== Given problem ==
Retype only the lines from the top of the records to the line with "ax.plot(tiempo, voltaje, color='#0072BD', lw=1.0)", including that line but none of the pictures.

Dataset rows:
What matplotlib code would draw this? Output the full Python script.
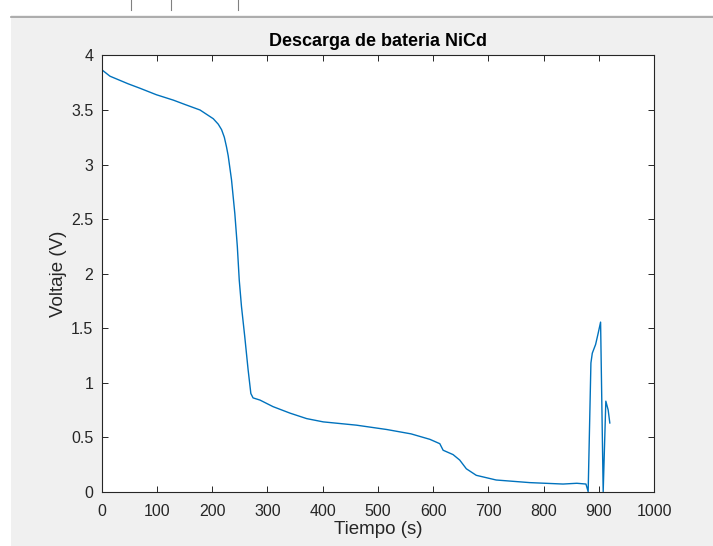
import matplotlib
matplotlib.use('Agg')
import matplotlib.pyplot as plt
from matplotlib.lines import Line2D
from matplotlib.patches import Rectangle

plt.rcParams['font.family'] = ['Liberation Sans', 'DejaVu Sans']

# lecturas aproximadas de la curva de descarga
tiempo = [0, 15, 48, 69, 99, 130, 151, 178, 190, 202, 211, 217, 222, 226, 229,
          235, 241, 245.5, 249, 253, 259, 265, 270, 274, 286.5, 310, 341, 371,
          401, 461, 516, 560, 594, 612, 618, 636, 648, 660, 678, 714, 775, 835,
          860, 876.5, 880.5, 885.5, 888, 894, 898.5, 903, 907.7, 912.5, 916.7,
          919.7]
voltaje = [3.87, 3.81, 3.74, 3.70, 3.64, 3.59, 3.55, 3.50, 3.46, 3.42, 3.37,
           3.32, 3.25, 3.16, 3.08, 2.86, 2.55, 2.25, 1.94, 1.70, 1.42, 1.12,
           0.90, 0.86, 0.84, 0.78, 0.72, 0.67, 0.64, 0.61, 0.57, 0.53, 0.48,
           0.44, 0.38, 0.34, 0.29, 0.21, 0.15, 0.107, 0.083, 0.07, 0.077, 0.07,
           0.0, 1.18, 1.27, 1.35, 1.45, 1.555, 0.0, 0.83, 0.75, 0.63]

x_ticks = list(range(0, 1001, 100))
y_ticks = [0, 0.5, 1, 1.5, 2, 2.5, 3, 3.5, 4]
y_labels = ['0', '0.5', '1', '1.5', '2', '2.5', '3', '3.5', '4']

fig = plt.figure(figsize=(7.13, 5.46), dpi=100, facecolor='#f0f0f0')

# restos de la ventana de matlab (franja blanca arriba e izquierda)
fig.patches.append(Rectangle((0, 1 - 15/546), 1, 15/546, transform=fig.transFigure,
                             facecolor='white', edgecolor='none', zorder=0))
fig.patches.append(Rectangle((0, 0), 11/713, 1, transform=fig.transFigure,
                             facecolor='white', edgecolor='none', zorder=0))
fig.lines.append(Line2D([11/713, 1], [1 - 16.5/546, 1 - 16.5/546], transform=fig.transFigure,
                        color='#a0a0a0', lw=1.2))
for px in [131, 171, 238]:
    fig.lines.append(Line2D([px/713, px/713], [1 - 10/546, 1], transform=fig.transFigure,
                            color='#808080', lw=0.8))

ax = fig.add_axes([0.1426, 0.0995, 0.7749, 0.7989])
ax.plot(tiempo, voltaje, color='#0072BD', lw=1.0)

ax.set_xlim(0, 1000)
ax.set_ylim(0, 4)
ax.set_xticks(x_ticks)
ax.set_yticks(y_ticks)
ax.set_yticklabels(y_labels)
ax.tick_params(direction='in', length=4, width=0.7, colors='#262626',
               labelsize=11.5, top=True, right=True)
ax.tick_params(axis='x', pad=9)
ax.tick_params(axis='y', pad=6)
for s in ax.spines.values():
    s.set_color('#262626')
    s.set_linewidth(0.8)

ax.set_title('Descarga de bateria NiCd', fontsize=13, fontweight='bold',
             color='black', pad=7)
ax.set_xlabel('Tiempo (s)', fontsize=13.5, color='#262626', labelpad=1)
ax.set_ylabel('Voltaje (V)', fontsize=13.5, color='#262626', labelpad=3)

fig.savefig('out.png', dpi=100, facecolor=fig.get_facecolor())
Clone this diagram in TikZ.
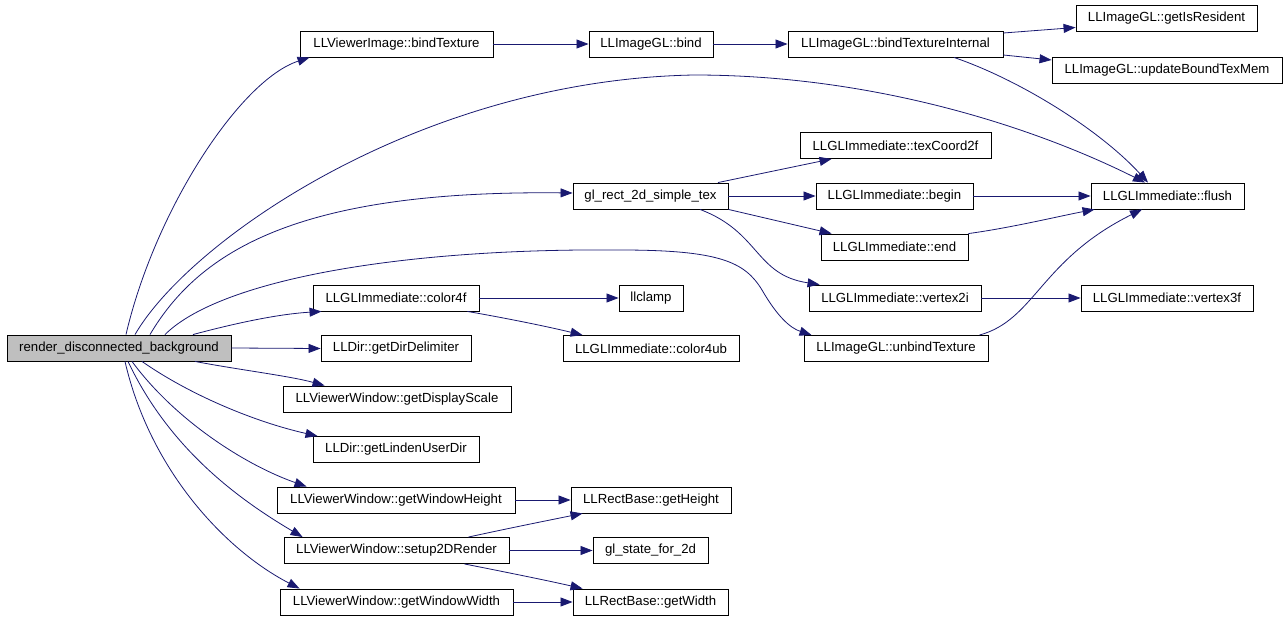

== Written answer ==
What matplotlib code would draw this? Output the full Python script.
import matplotlib
matplotlib.use('Agg')
import matplotlib.pyplot as plt
from matplotlib.lines import Line2D
from matplotlib.patches import Rectangle

plt.rcParams['font.family'] = ['Liberation Sans', 'DejaVu Sans']

# lecturas aproximadas de la curva de descarga
tiempo = [0, 15, 48, 69, 99, 130, 151, 178, 190, 202, 211, 217, 222, 226, 229,
          235, 241, 245.5, 249, 253, 259, 265, 270, 274, 286.5, 310, 341, 371,
          401, 461, 516, 560, 594, 612, 618, 636, 648, 660, 678, 714, 775, 835,
          860, 876.5, 880.5, 885.5, 888, 894, 898.5, 903, 907.7, 912.5, 916.7,
          919.7]
voltaje = [3.87, 3.81, 3.74, 3.70, 3.64, 3.59, 3.55, 3.50, 3.46, 3.42, 3.37,
           3.32, 3.25, 3.16, 3.08, 2.86, 2.55, 2.25, 1.94, 1.70, 1.42, 1.12,
           0.90, 0.86, 0.84, 0.78, 0.72, 0.67, 0.64, 0.61, 0.57, 0.53, 0.48,
           0.44, 0.38, 0.34, 0.29, 0.21, 0.15, 0.107, 0.083, 0.07, 0.077, 0.07,
           0.0, 1.18, 1.27, 1.35, 1.45, 1.555, 0.0, 0.83, 0.75, 0.63]

x_ticks = list(range(0, 1001, 100))
y_ticks = [0, 0.5, 1, 1.5, 2, 2.5, 3, 3.5, 4]
y_labels = ['0', '0.5', '1', '1.5', '2', '2.5', '3', '3.5', '4']

fig = plt.figure(figsize=(7.13, 5.46), dpi=100, facecolor='#f0f0f0')

# restos de la ventana de matlab (franja blanca arriba e izquierda)
fig.patches.append(Rectangle((0, 1 - 15/546), 1, 15/546, transform=fig.transFigure,
                             facecolor='white', edgecolor='none', zorder=0))
fig.patches.append(Rectangle((0, 0), 11/713, 1, transform=fig.transFigure,
                             facecolor='white', edgecolor='none', zorder=0))
fig.lines.append(Line2D([11/713, 1], [1 - 16.5/546, 1 - 16.5/546], transform=fig.transFigure,
                        color='#a0a0a0', lw=1.2))
for px in [131, 171, 238]:
    fig.lines.append(Line2D([px/713, px/713], [1 - 10/546, 1], transform=fig.transFigure,
                            color='#808080', lw=0.8))

ax = fig.add_axes([0.1426, 0.0995, 0.7749, 0.7989])
ax.plot(tiempo, voltaje, color='#0072BD', lw=1.0)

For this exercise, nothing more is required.